Speaking at the IPAD Democratic Republic of Congo Mining and Infrastructure Indaba today, Bristow said during the gold price boom the mining industry as well as its host governments had focused on short term gain instead of sustainable profitability. The global industry’s reserve base had consequently diminished in quantity as well as quality and production would inevitably continue to decline. With exploration budgets also decreasing, mining companies would now be even more selective than before about where they will invest their money.
Bristow said that while the DRC was endowed with abundant mineral wealth, it had performed poorly relative to its African peers in attracting the investment that could enable it to build its fledgling gold mining industry into a substantial and sustainably profitable sector of its economy. Among the reasons for this was uncertainty about the outcome of a DRC government commission’s current review of the country’s mining code.
“The question all concerned must ask themselves is this: Will any changes to the existing code promote the DRC’s international competitiveness, or will they damage its already fragile position in the investment market? In other words, will they build an industry capable of delivering more Kibalis or strangle it in its cradle?” Bristow said.
“The commission’s initial work created a real concern that the country was heading down the wrong road. Since then, however, a dialogue between the commission and the mining industry has evolved a position which is starting to compare with those of more attractive emerging country jurisdictions. The main item still being debated at this stage is the stability clause. Given the long term nature of any mining investment, the government’s pledge to honour its side of the commitment is obviously essential.”
He noted that Côte d’Ivoire’s recently revised mining code was a model of its kind because the review process that was followed had been inclusive and consultative. This approach delivered a win-win outcome which would make Côte d’Ivoire the go-to destination for mining investment in West Africa.

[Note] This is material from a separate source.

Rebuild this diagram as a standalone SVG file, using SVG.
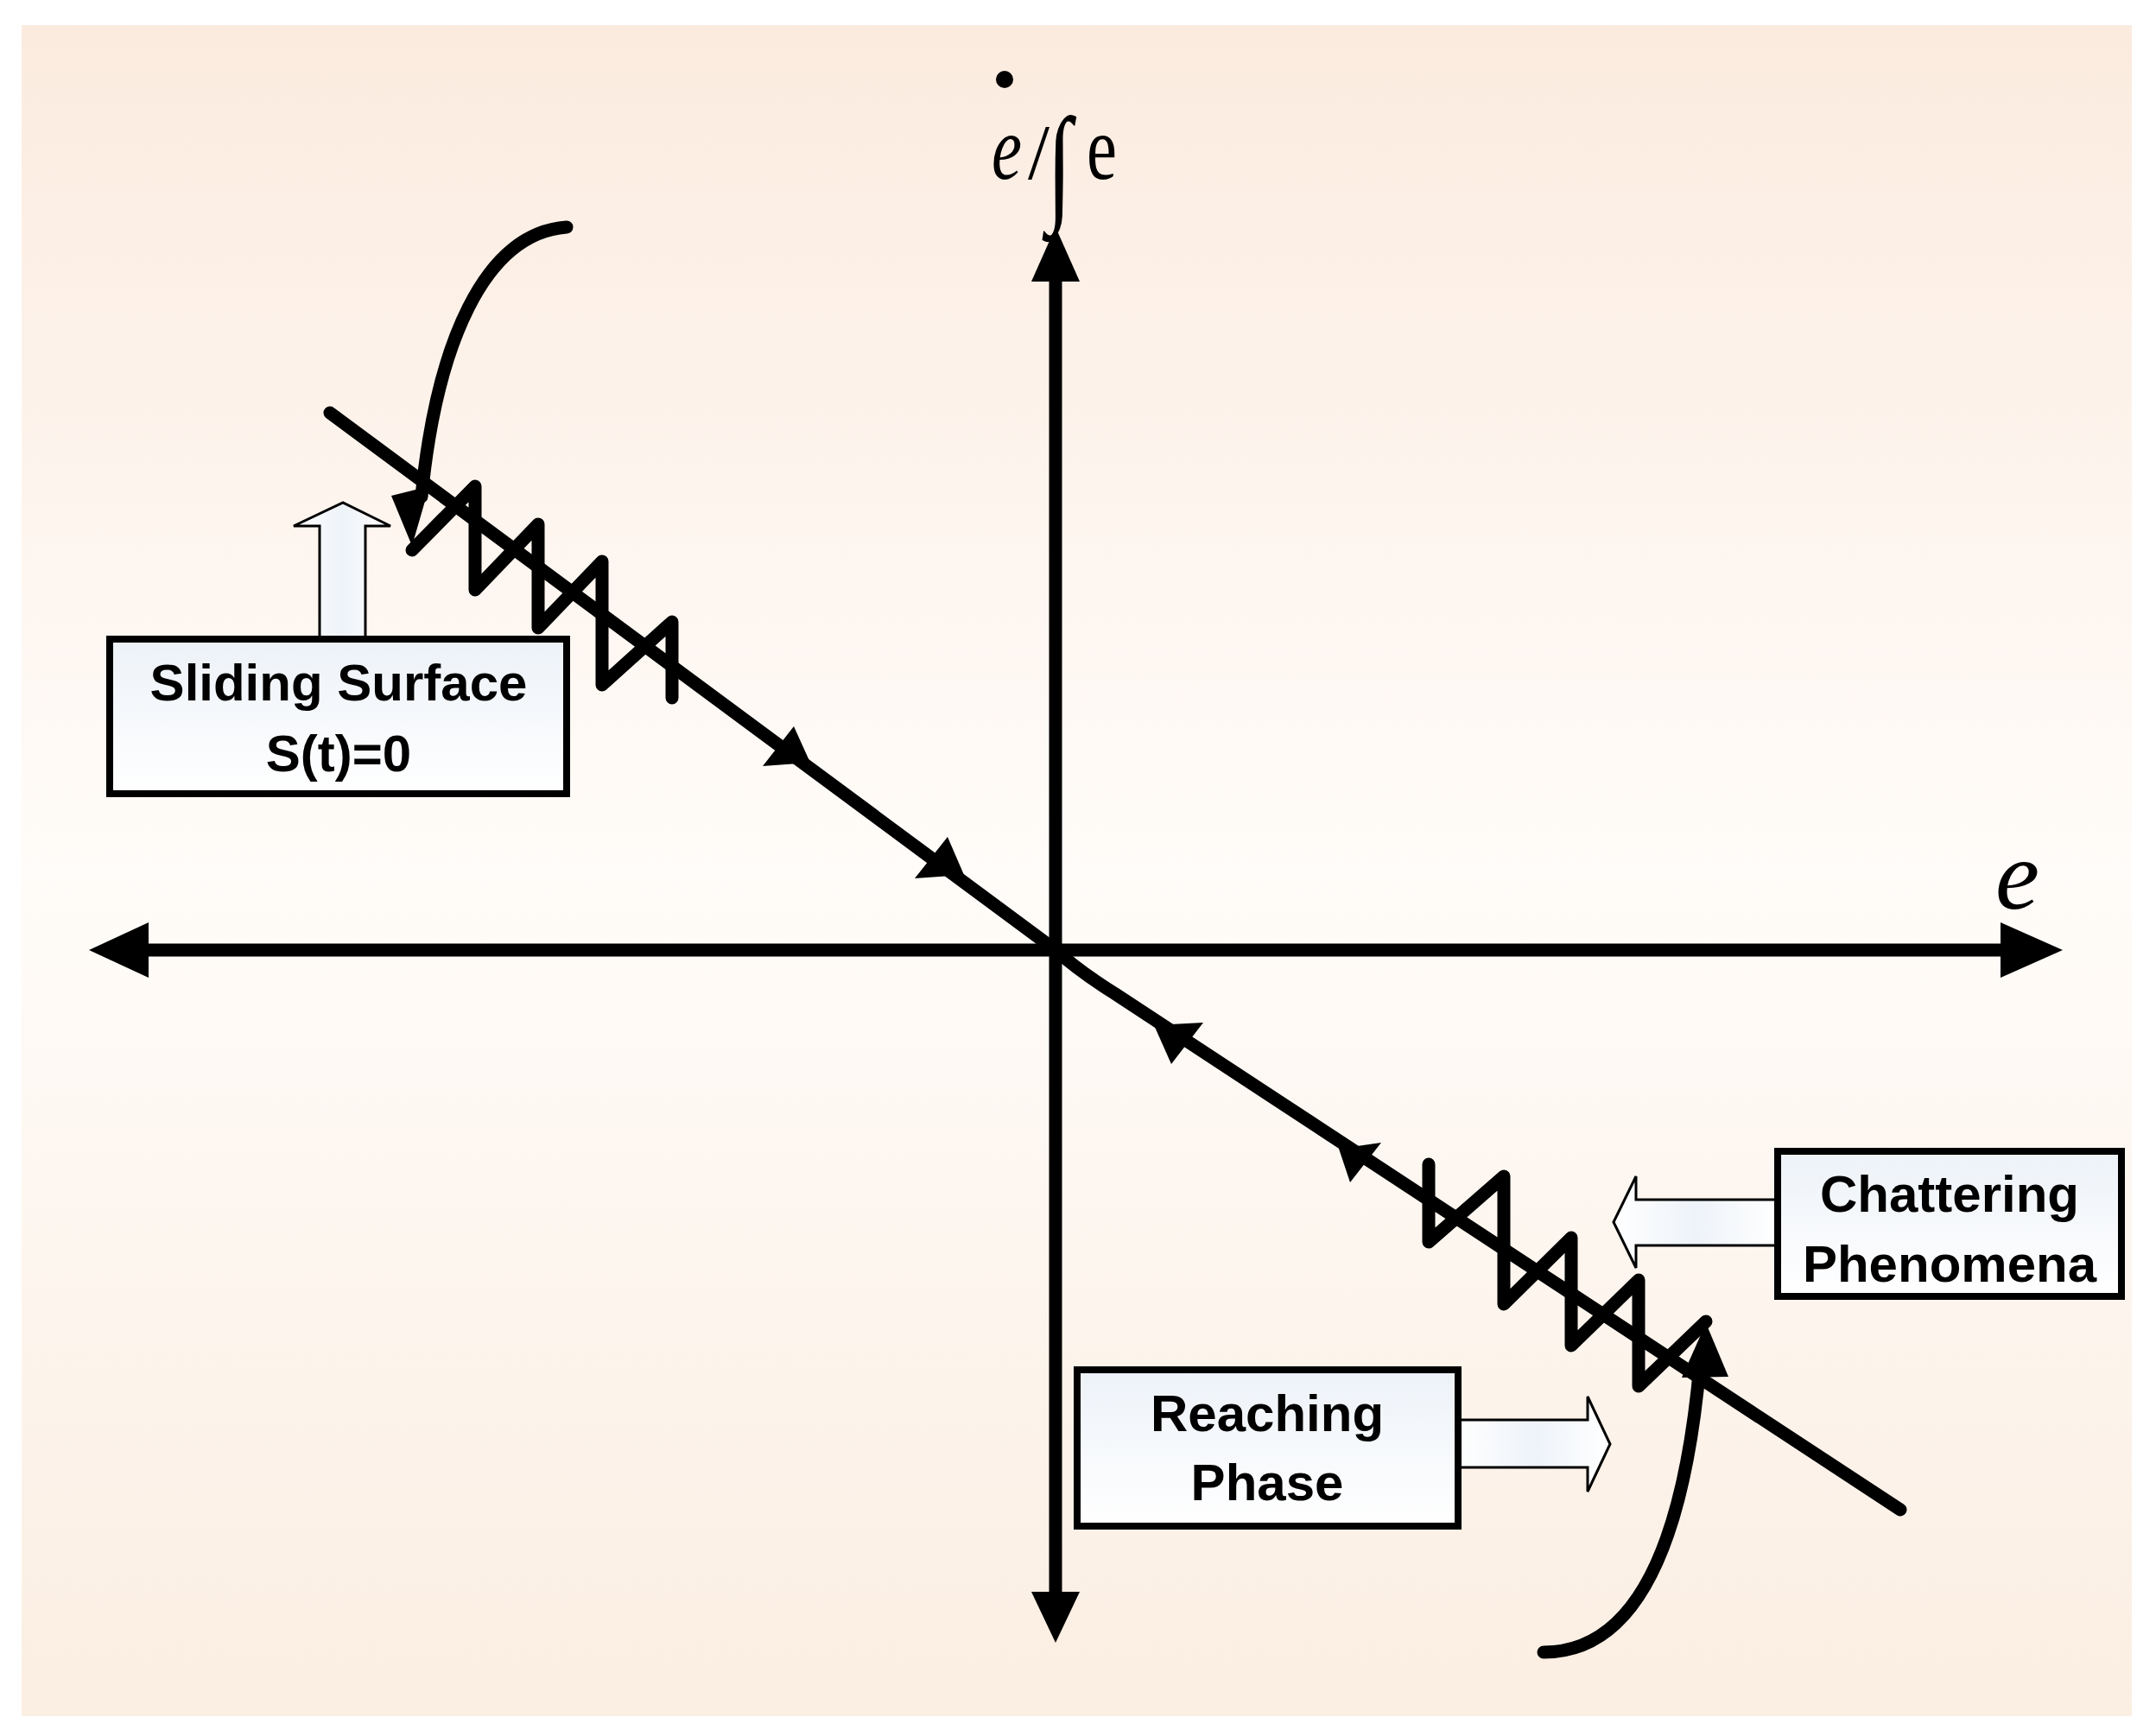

“The Côte d’Ivoire process has again highlighted the crucial importance of Randgold Resources’ partnership philosophy in building sustainable mining businesses in Africa for the benefit of all stakeholders. We believe that just as mining companies are custodians of their investors’ funds, so governments are custodians of their countries’ natural resources. Their objectives and deliverables are closely correlated, and both have an obligation to see that these resources are developed in a way that will build sustainably profitable mining industries that will not only create and deliver value in their own right but will serve as the engines that drive general long term economic growth,” he said.